Le poids des traditions culturelles reste fort. Dès leur plus jeune âge, les filles apprennent à se sacrifier pour la famille et à accepter leurs conditions, quelles qu’elles soient. Peu importe si elles vont à l’école ou pas puisque leur rôle se cantonnera à élever leurs enfants et à s’occuper de leurs parents. Cette conception prédomine encore largement dans nos campagnes. Mais tout cela est aujourd’hui en train de changer. Du fait de la pression économique que subissent les parents, de nombreuses jeunes femmes sont obligées de partir chercher un travail en ville pour aider leurs familles. Là, elles se font exploiter sans vergogne alors que leur contribution à l’économie nationale est loin d’être négligeable. Si l’on prend l’exemple de l’industrie textile, sur les quelque 700 000 employés du secteur, 90 % sont des femmes !
Quels sont les problèmes auxquels ces femmes doivent faire face ?
L’un des gros points noirs reste la question du salaire. Il a été porté à 128 dollars par mois en janvier dernier, mais cela ne suffit pas. Une étude gouvernementale a en effet montré que, pour vivre à Phnom Penh, la capitale, il fallait entre 150 et 160 dollars. On est donc loin du compte. À cela s’ajoutent des conditions de travail difficiles, manque d’aération, peu de toilettes, et, surtout, une précarisation des emplois à travers le recours de plus en plus fréquent à des CDD. Les employeurs établissent désormais des contrats renouvelables de 3 ou 6 mois. Du coup, ces femmes sont exclues des dispositifs préconisées par le droit du travail et ne peuvent pas se syndiquer ou s’organiser pour présenter leurs revendications.

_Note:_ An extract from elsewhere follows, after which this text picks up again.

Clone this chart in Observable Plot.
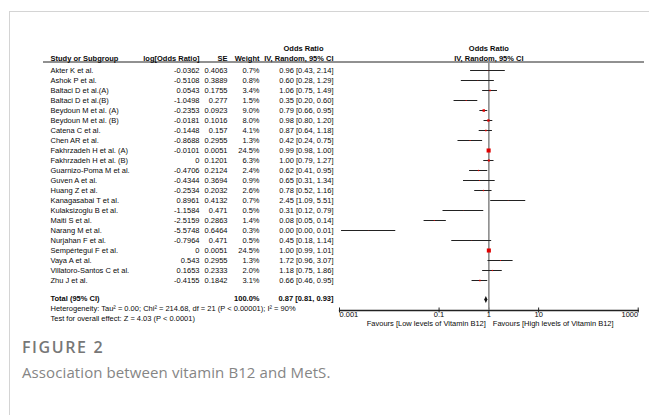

De quelle « force de frappe » disposez-vous aujourd’hui ?
À travers le WIC, nous avons une base de 200 militantes actives et pouvons compter sur environ 2 000 personnes. De son côté le WNU peut mobiliser jusqu’à 1 700 femmes. En général, avant de lancer une campagne, nous commençons par discuter en petits groupes afin d’élaborer une stratégie, puis les actions à mener seront ensuite débattues à un niveau supérieur, lors de forums qui se tiennent à huis clos ou sont ouverts au public. En 2012, lors de notre assemblée populaire, nous avons ainsi pu réunir plus de 4 000 participants venus des campagnes ou des villes.

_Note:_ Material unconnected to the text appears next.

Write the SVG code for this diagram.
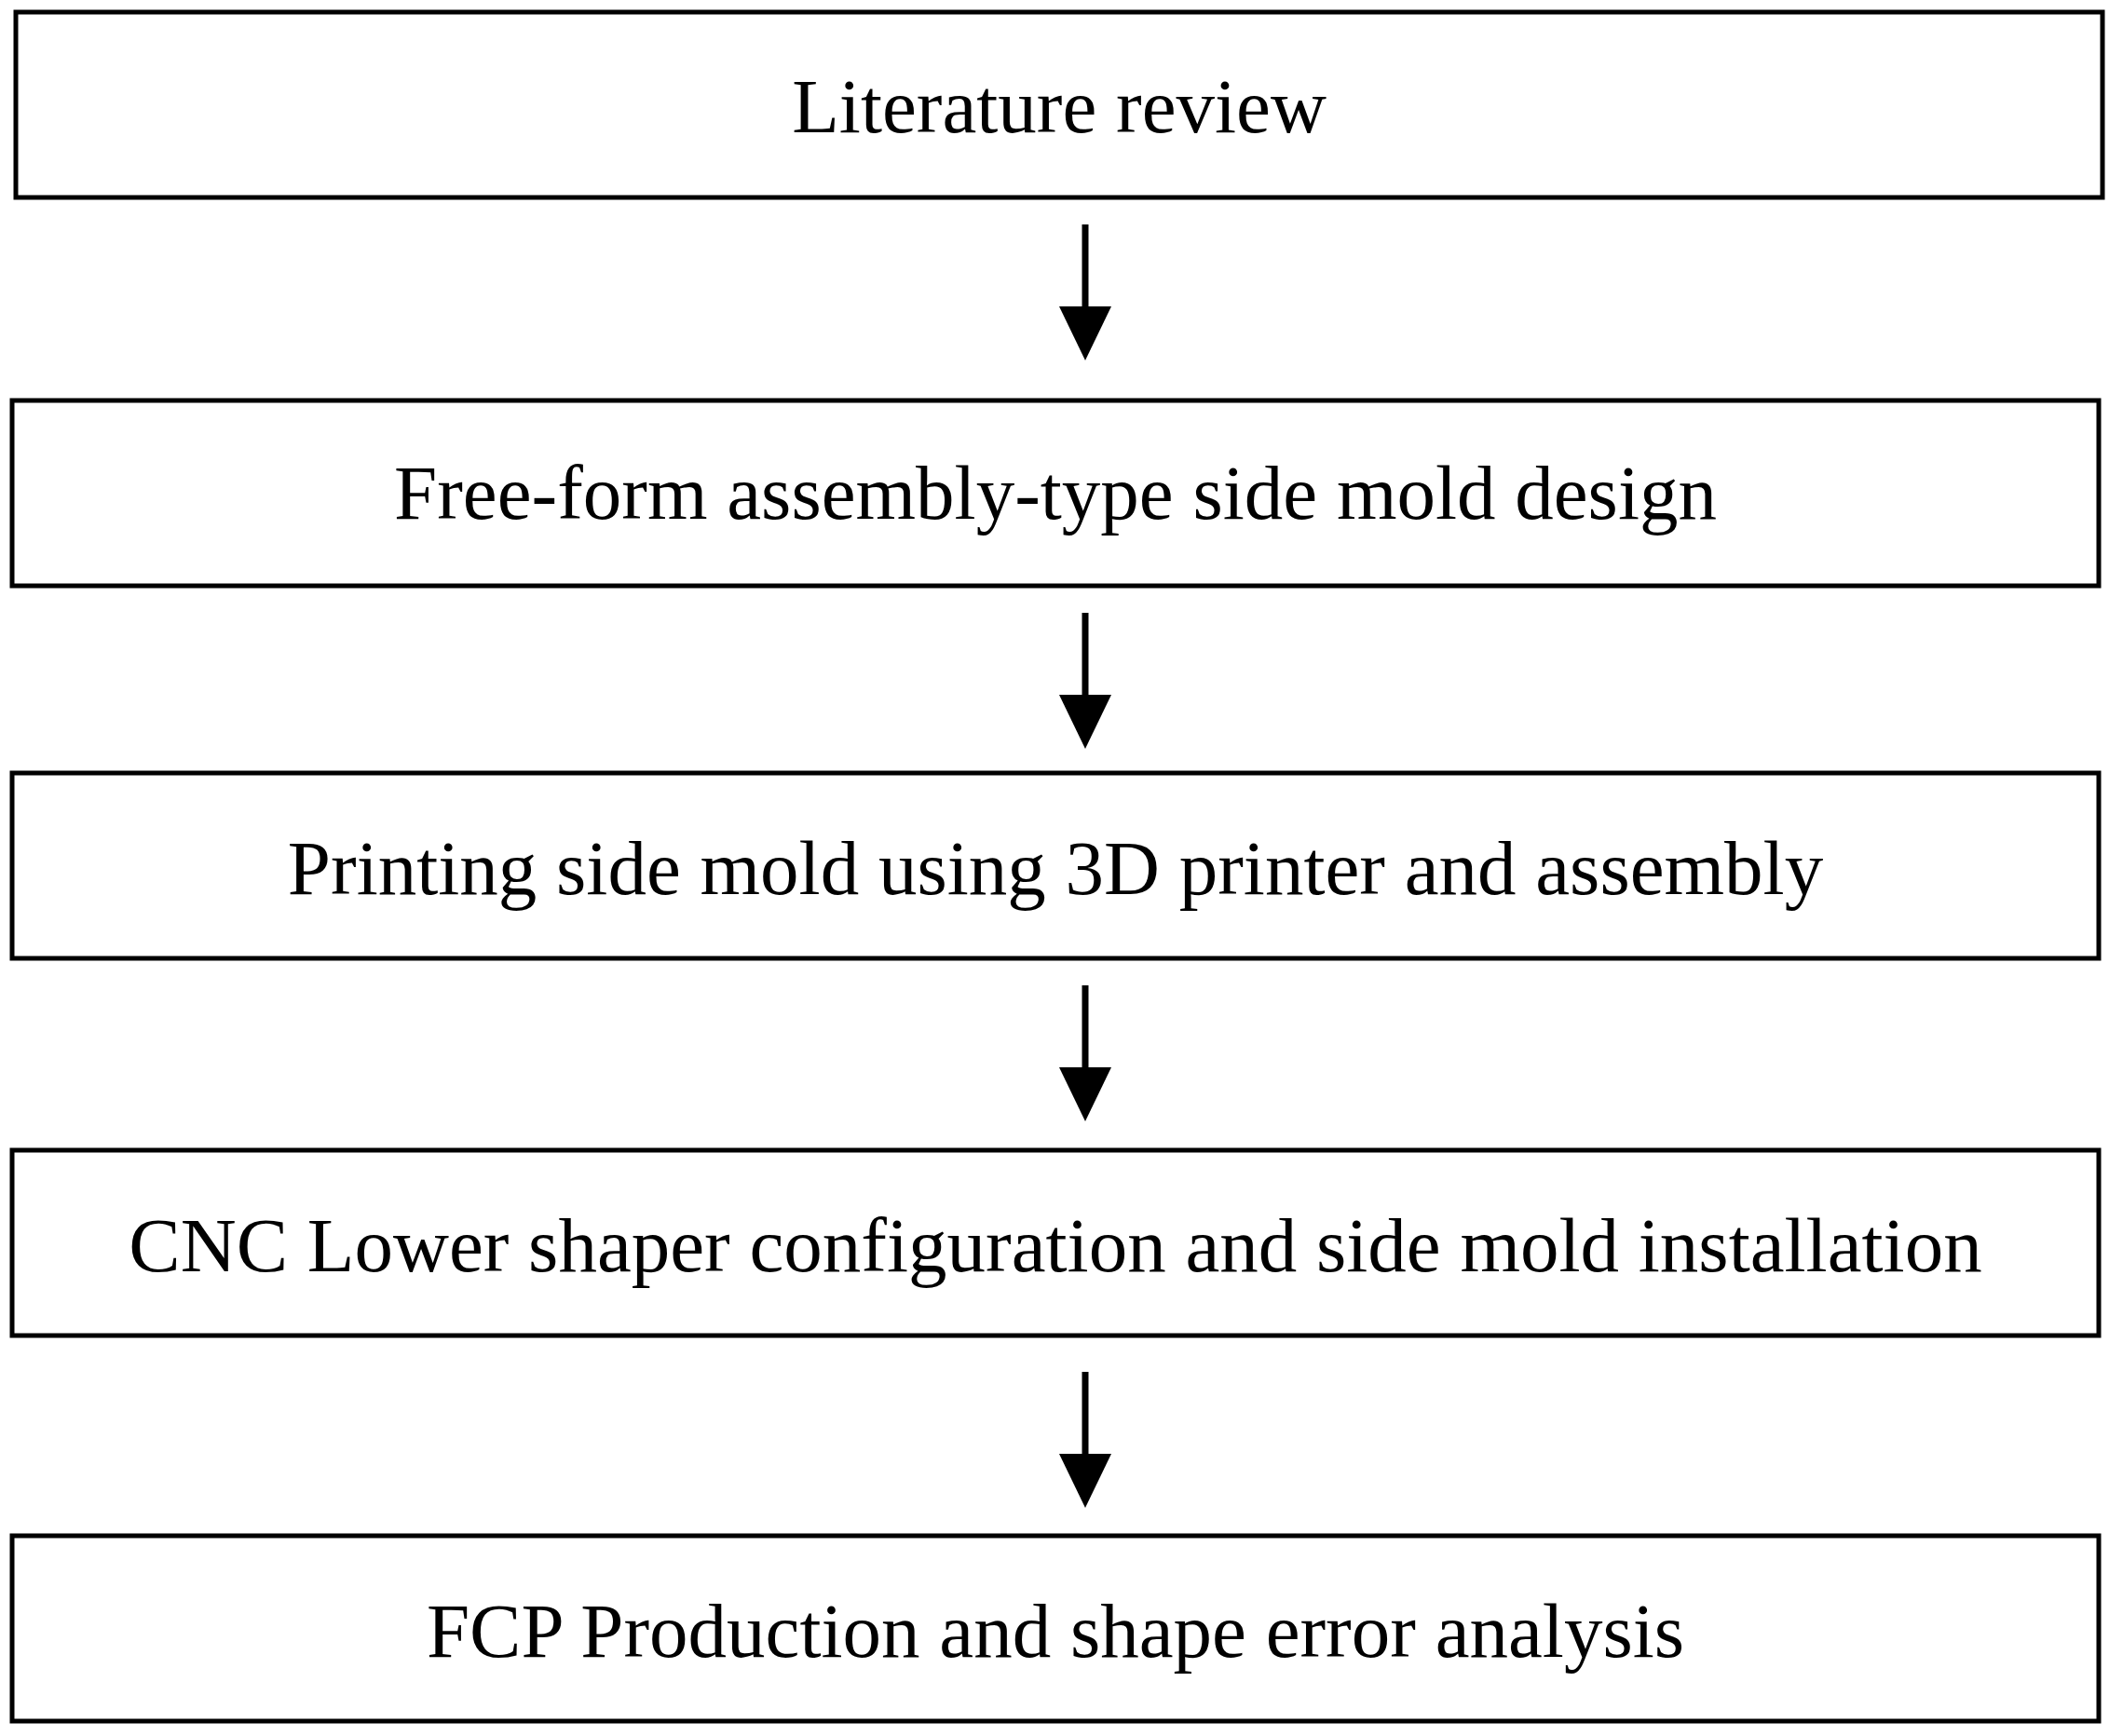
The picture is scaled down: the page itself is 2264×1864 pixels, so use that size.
<svg xmlns="http://www.w3.org/2000/svg" width="2264" height="1864" viewBox="0 0 2264 1864">
<style>
.box{fill:#fff;stroke:#000;stroke-width:5}
.t{font-family:"Liberation Serif",serif;font-size:83px;text-anchor:middle;fill:#000}
.c{stroke:#000;stroke-width:7}
</style>
<defs><marker id="ah" markerUnits="userSpaceOnUse" markerWidth="58" markerHeight="56" refX="1" refY="28" orient="auto" viewBox="0 0 58 56"><path d="M0 0L58 28L0 56Z" fill="#000"/></marker></defs>
<rect width="2264" height="1864" fill="#fff"/>
<g id="n1"><rect class="box" x="17" y="13" width="2240" height="199"/><text class="t" x="1137" y="142">Literature review</text></g>
<g id="n2"><rect class="box" x="13" y="430" width="2240" height="199"/><text class="t" x="1133" y="557">Free-form assembly-type side mold design</text></g>
<g id="n3"><rect class="box" x="13" y="830" width="2240" height="199"/><text class="t" x="1133" y="960">Printing side mold using 3D printer and assembly</text></g>
<g id="n4"><rect class="box" x="13" y="1235" width="2240" height="199"/><text class="t" x="1133" y="1365">CNC Lower shaper configuration and side mold installation</text></g>
<g id="n5"><rect class="box" x="13" y="1649" width="2240" height="199"/><text class="t" x="1133" y="1779">FCP Production and shape error analysis</text></g>
<g id="connectors">
<line class="c" x1="1165" y1="241" x2="1165" y2="330" marker-end="url(#ah)"/>
<line class="c" x1="1165" y1="658" x2="1165" y2="747" marker-end="url(#ah)"/>
<line class="c" x1="1165" y1="1058" x2="1165" y2="1147" marker-end="url(#ah)"/>
<line class="c" x1="1165" y1="1473" x2="1165" y2="1562" marker-end="url(#ah)"/>
</g>
</svg>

Comment réagit le gouvernement ?
C’est toujours très difficile de militer au Cambodge. Vous pouvez prendre une balle n’importe quand. Au mieux, vous vous retrouvez en prison pour n’importe quelle raison. Et il y a toujours les menaces, les intimidations. La police s’invite ainsi régulièrement à nos réunions pour savoir ce que l’on fait, pour nous demander d’évacuer les lieux ou pour nous arrêter lorsque nous organisons une marche… Nos téléphones sont régulièrement sur écoute, je dois d’ailleurs changer régulièrement de numéro à chaque fois que nous organisons quelque chose. Nous essayons de ne pas nous déplacer seuls mais à plusieurs et évitons de rentrer trop tard le soir.